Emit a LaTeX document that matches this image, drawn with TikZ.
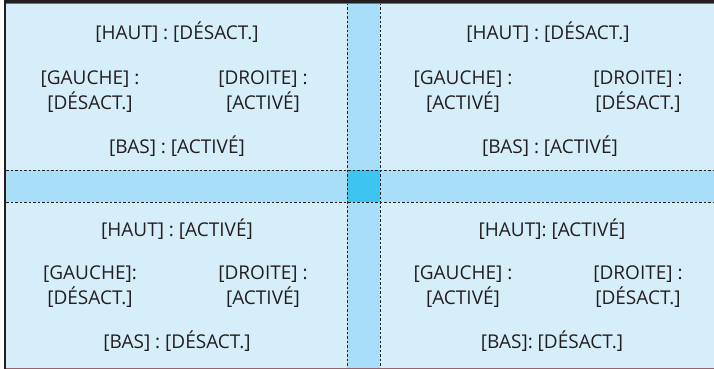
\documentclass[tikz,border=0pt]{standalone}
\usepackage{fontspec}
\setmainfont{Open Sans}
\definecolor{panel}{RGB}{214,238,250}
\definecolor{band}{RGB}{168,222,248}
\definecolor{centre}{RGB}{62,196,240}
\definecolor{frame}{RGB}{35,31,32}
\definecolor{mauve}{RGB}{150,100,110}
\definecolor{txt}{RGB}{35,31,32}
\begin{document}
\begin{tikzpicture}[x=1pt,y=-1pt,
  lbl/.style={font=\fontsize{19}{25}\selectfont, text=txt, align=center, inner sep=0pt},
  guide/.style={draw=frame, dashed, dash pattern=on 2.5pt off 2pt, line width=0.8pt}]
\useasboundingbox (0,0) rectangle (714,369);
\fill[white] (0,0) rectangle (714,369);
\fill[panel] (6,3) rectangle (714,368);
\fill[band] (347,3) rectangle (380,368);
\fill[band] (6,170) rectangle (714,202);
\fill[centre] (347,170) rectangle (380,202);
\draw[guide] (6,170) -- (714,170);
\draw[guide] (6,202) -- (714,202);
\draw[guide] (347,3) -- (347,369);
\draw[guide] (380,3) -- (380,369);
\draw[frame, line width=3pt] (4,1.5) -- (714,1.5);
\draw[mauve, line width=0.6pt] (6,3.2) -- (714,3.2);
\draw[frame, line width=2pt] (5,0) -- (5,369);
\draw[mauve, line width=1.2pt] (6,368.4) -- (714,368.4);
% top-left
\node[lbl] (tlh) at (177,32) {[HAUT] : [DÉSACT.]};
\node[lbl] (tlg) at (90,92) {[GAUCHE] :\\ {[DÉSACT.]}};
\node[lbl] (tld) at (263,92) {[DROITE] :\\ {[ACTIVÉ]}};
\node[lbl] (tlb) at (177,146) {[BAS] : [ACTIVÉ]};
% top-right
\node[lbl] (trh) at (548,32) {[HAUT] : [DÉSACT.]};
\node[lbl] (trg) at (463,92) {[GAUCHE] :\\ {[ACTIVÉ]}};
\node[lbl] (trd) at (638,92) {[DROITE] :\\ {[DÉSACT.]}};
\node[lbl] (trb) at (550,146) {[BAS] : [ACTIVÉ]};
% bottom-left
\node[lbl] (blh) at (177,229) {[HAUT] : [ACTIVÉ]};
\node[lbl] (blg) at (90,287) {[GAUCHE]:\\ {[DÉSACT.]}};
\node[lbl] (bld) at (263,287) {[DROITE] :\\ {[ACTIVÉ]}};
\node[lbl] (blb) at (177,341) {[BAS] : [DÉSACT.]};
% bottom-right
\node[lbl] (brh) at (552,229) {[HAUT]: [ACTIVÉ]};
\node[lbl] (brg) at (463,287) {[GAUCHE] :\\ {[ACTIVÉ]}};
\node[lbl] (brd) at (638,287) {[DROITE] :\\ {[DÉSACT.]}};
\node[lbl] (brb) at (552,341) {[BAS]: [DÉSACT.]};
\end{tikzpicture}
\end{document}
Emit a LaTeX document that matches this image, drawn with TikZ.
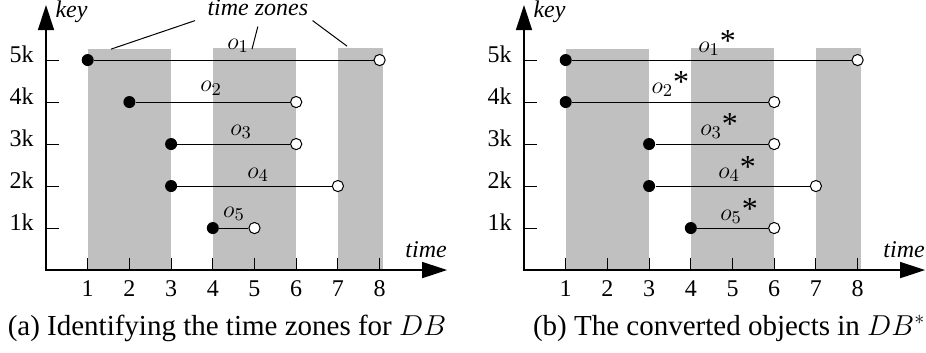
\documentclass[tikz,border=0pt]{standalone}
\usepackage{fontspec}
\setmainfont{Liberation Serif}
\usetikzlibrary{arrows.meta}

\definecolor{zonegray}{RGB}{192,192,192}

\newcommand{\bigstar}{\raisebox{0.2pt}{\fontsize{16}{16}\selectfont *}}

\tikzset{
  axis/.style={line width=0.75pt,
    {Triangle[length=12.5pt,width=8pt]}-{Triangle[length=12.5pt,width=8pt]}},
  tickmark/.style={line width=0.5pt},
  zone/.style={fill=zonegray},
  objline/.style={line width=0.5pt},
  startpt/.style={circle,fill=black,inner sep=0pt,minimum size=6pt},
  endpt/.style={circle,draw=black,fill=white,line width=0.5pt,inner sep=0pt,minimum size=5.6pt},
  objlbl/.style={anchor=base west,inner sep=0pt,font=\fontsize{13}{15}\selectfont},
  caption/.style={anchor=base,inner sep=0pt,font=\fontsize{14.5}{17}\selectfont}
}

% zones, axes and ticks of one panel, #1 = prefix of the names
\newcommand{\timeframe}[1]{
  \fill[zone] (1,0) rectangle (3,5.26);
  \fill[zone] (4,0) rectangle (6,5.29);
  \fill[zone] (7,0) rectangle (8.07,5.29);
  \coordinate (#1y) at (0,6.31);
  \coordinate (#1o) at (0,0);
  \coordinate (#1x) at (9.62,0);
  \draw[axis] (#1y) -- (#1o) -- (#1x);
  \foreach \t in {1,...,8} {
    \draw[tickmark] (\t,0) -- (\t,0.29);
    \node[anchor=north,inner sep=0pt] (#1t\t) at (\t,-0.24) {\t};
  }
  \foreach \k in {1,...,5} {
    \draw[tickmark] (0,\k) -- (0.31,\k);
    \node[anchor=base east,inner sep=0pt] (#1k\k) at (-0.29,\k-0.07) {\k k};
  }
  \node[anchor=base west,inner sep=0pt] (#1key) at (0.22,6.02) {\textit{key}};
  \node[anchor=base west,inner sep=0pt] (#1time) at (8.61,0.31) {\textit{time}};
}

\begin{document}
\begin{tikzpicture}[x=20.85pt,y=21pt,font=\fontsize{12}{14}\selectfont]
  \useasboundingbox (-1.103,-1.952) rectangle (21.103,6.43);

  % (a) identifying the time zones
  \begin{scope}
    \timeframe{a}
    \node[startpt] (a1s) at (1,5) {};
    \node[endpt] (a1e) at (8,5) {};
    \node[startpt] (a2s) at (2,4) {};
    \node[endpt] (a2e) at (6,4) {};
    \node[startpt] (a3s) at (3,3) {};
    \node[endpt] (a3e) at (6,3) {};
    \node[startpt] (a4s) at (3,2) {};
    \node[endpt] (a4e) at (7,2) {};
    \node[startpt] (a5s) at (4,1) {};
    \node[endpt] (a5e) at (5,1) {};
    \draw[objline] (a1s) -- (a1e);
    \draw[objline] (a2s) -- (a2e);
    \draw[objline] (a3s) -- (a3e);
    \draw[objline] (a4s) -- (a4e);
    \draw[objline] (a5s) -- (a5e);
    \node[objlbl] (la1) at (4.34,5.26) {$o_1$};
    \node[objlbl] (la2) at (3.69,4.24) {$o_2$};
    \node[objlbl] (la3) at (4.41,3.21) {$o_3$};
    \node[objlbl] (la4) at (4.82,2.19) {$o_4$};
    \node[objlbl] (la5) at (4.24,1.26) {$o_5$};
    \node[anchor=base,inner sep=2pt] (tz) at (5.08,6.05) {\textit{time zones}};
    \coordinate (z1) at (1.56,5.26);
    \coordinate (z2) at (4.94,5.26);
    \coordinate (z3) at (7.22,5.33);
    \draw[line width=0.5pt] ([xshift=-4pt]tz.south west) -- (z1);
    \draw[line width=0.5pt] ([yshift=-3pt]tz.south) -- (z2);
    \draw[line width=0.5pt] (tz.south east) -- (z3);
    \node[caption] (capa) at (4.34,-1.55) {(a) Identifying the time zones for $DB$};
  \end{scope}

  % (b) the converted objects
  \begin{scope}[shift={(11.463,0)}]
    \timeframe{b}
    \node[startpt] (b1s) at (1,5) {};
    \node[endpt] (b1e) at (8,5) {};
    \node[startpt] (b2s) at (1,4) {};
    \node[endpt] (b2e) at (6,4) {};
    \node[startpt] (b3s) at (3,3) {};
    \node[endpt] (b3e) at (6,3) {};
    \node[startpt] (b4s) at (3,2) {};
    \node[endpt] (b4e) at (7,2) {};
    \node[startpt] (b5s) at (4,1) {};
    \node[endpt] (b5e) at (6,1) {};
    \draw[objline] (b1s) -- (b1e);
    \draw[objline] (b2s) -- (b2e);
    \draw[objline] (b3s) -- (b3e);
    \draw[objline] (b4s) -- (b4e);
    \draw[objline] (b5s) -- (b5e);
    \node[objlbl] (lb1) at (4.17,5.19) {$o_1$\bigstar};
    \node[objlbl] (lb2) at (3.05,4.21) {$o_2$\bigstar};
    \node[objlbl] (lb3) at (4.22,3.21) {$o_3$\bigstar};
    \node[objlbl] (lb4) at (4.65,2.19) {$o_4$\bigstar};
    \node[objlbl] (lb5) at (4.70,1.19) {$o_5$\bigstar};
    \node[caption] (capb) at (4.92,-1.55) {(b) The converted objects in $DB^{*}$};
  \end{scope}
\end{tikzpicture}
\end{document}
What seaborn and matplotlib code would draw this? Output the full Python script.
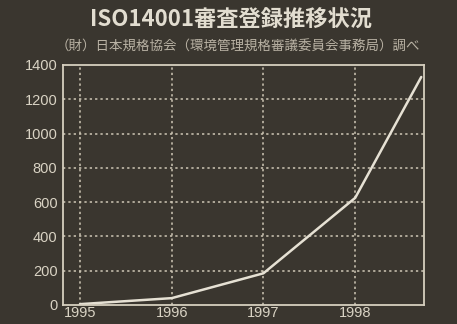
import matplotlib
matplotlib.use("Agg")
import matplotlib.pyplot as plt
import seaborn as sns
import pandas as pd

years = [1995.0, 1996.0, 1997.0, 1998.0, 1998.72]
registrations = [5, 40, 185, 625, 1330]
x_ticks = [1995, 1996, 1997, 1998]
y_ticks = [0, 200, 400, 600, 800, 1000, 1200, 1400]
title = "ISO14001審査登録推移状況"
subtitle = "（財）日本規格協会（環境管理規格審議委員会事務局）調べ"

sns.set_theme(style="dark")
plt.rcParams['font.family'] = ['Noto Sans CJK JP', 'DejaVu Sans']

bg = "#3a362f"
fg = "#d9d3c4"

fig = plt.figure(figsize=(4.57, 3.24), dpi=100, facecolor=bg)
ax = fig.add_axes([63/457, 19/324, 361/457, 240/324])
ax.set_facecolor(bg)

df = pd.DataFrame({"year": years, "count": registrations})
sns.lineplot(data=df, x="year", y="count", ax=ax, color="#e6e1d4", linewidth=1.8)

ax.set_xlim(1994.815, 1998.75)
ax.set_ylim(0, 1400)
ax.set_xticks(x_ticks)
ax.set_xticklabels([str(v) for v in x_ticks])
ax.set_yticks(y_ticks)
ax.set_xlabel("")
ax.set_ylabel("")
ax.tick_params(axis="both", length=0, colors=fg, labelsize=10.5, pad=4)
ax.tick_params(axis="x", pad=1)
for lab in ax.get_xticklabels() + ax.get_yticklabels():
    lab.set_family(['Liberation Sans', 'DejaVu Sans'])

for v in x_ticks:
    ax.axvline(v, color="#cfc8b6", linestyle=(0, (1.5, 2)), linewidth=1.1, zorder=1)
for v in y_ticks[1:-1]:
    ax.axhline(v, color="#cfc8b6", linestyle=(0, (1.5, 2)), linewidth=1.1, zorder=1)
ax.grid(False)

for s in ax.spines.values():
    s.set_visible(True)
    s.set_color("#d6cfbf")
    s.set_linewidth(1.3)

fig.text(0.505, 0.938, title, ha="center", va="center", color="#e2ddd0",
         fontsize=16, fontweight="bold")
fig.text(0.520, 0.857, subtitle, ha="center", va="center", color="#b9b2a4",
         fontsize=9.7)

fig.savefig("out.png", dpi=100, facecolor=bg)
——————————
## What you need to do
Write out word for word the lines above that run from the one with "What seaborn and" to the one with "ax.grid(False)". Include both end lines; exclude the images.

## Result of the task
What seaborn and matplotlib code would draw this? Output the full Python script.
import matplotlib
matplotlib.use("Agg")
import matplotlib.pyplot as plt
import seaborn as sns
import pandas as pd

years = [1995.0, 1996.0, 1997.0, 1998.0, 1998.72]
registrations = [5, 40, 185, 625, 1330]
x_ticks = [1995, 1996, 1997, 1998]
y_ticks = [0, 200, 400, 600, 800, 1000, 1200, 1400]
title = "ISO14001審査登録推移状況"
subtitle = "（財）日本規格協会（環境管理規格審議委員会事務局）調べ"

sns.set_theme(style="dark")
plt.rcParams['font.family'] = ['Noto Sans CJK JP', 'DejaVu Sans']

bg = "#3a362f"
fg = "#d9d3c4"

fig = plt.figure(figsize=(4.57, 3.24), dpi=100, facecolor=bg)
ax = fig.add_axes([63/457, 19/324, 361/457, 240/324])
ax.set_facecolor(bg)

df = pd.DataFrame({"year": years, "count": registrations})
sns.lineplot(data=df, x="year", y="count", ax=ax, color="#e6e1d4", linewidth=1.8)

ax.set_xlim(1994.815, 1998.75)
ax.set_ylim(0, 1400)
ax.set_xticks(x_ticks)
ax.set_xticklabels([str(v) for v in x_ticks])
ax.set_yticks(y_ticks)
ax.set_xlabel("")
ax.set_ylabel("")
ax.tick_params(axis="both", length=0, colors=fg, labelsize=10.5, pad=4)
ax.tick_params(axis="x", pad=1)
for lab in ax.get_xticklabels() + ax.get_yticklabels():
    lab.set_family(['Liberation Sans', 'DejaVu Sans'])

for v in x_ticks:
    ax.axvline(v, color="#cfc8b6", linestyle=(0, (1.5, 2)), linewidth=1.1, zorder=1)
for v in y_ticks[1:-1]:
    ax.axhline(v, color="#cfc8b6", linestyle=(0, (1.5, 2)), linewidth=1.1, zorder=1)
ax.grid(False)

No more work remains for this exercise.